It easier then it sounds. Just take it apart an spray everyting out.

On a further note the pressure valve is no longer available. It is best to minimize the use of this valve to change pressure and to release all pressure through the prime valve before changing the pressuere valve. 


Bryan Comeaux Masterpiece Painting co. Seattle Wa 206-914-9332


----------



## chet502 (Sep 22, 2013)

*Great help.*



bryncomeaux said:


> I have the same sprayer. I've used most other types of spayers but i wouldn't use anything else. Not even the new Titan. Your spayer is just clogged. This can happen with any sprayer regardless of brand.
> There are alot of things you can do to prevent clogs.
> Sometimes a new can of paint has been sitting for awhile and the solids have clumped. Use a 5-gallon bucket strainer, add the paint then slowlu puul out the strainer. Do not squeeze out the last bit of paint.
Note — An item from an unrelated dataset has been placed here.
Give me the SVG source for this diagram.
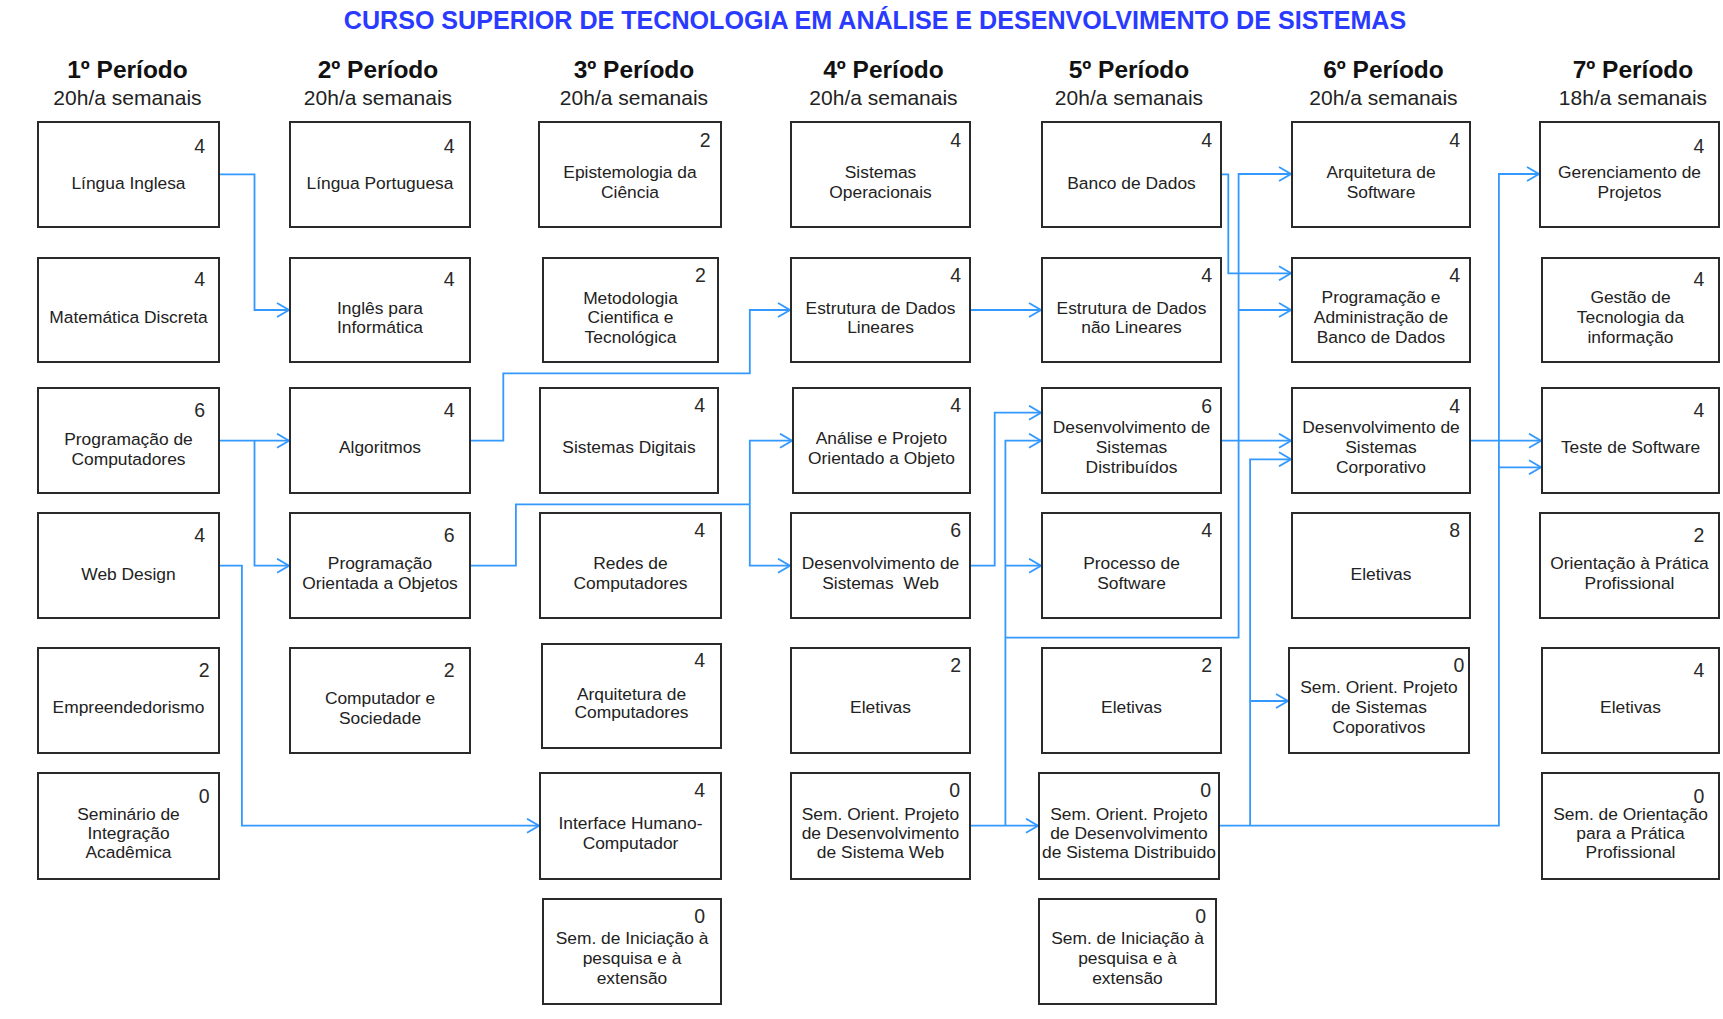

That will just push the clogs through the mesh. What most guys do is slip the stinger uptake past the mesh into the bucket insureing strained paint.
> 
> ...


I realize this is an old thread but it saved me a great deal of time and taught me a lot about my Titan440i. Thanks


----------



## AustinDB (Sep 11, 2006)

kudo's to the one hit wonder Bryan for the detailed, lengthy post. Good information indeed.


----------